* **Directive**
Reproduce the listing below exactly, beginning with its first line and ending with the line that holds "const marks = colors.map(legendMark);"; pictures are not part of the copy.

────────────────

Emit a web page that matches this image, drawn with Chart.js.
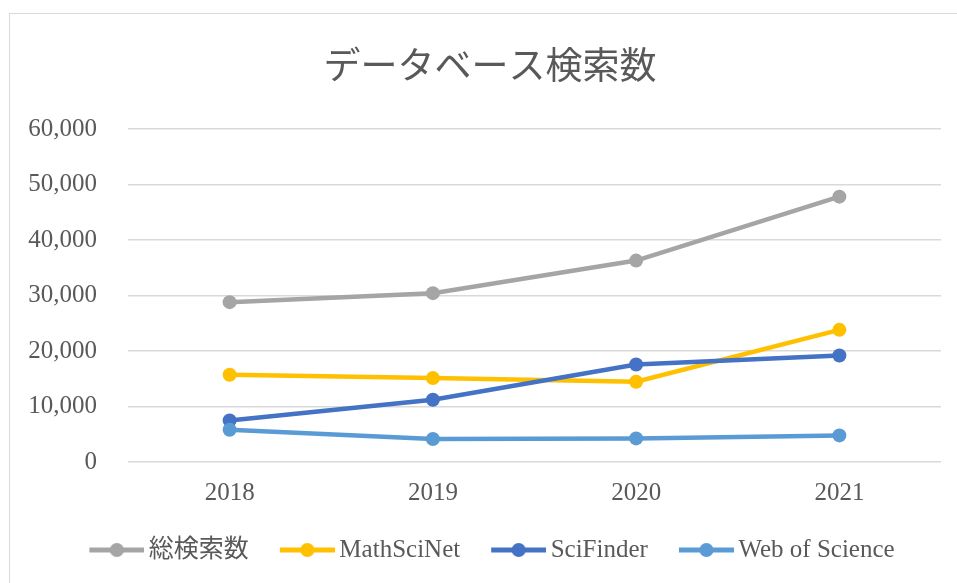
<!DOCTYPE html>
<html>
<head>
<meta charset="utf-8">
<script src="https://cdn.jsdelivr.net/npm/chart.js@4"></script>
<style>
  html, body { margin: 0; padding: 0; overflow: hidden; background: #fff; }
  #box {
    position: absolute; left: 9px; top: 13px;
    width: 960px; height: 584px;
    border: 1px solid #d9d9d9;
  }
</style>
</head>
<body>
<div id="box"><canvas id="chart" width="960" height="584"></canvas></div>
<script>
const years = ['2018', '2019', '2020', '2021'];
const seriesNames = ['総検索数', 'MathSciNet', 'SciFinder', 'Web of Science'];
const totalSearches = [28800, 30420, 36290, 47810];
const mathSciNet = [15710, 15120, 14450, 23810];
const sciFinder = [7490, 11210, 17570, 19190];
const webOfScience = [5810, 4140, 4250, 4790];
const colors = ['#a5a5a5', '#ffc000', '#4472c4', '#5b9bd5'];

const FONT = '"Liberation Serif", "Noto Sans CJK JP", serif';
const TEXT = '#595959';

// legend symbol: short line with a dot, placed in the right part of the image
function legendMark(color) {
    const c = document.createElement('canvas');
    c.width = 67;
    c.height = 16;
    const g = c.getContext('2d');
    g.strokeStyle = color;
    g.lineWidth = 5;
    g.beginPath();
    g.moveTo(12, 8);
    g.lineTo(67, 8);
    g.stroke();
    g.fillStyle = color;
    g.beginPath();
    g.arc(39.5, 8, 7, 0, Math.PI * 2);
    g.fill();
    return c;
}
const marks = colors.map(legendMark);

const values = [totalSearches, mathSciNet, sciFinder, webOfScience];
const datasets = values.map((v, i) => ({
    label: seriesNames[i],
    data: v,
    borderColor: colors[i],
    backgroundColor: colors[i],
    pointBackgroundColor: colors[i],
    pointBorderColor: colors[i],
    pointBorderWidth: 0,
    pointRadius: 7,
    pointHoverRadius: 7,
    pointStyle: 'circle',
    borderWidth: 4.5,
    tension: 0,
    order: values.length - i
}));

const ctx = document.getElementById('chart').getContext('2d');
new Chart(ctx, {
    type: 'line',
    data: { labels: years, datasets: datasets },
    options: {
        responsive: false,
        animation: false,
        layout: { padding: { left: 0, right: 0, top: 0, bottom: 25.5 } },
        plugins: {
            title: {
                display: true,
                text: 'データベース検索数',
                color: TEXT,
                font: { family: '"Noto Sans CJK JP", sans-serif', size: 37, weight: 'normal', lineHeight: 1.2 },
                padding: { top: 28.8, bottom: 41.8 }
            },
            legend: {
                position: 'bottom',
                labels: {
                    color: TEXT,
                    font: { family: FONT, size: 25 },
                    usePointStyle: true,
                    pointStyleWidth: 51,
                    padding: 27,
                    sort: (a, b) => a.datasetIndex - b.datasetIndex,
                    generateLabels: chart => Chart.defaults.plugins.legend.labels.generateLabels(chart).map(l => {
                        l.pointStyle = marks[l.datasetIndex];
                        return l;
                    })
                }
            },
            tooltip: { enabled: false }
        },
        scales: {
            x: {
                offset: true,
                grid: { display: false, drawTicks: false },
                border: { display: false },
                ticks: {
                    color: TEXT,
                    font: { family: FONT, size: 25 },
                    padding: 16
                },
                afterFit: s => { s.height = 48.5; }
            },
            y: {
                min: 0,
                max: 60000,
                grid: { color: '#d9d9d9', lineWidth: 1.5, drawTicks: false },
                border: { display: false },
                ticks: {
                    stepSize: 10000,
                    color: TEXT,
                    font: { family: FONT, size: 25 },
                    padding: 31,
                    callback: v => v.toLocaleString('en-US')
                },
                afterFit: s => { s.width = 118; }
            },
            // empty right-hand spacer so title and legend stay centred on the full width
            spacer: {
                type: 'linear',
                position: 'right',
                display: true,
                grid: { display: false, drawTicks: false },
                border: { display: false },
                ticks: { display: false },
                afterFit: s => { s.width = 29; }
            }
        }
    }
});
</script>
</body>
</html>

────────────────

* **In response**
Emit a web page that matches this image, drawn with Chart.js.
<!DOCTYPE html>
<html>
<head>
<meta charset="utf-8">
<script src="https://cdn.jsdelivr.net/npm/chart.js@4"></script>
<style>
  html, body { margin: 0; padding: 0; overflow: hidden; background: #fff; }
  #box {
    position: absolute; left: 9px; top: 13px;
    width: 960px; height: 584px;
    border: 1px solid #d9d9d9;
  }
</style>
</head>
<body>
<div id="box"><canvas id="chart" width="960" height="584"></canvas></div>
<script>
const years = ['2018', '2019', '2020', '2021'];
const seriesNames = ['総検索数', 'MathSciNet', 'SciFinder', 'Web of Science'];
const totalSearches = [28800, 30420, 36290, 47810];
const mathSciNet = [15710, 15120, 14450, 23810];
const sciFinder = [7490, 11210, 17570, 19190];
const webOfScience = [5810, 4140, 4250, 4790];
const colors = ['#a5a5a5', '#ffc000', '#4472c4', '#5b9bd5'];

const FONT = '"Liberation Serif", "Noto Sans CJK JP", serif';
const TEXT = '#595959';

// legend symbol: short line with a dot, placed in the right part of the image
function legendMark(color) {
    const c = document.createElement('canvas');
    c.width = 67;
    c.height = 16;
    const g = c.getContext('2d');
    g.strokeStyle = color;
    g.lineWidth = 5;
    g.beginPath();
    g.moveTo(12, 8);
    g.lineTo(67, 8);
    g.stroke();
    g.fillStyle = color;
    g.beginPath();
    g.arc(39.5, 8, 7, 0, Math.PI * 2);
    g.fill();
    return c;
}
const marks = colors.map(legendMark);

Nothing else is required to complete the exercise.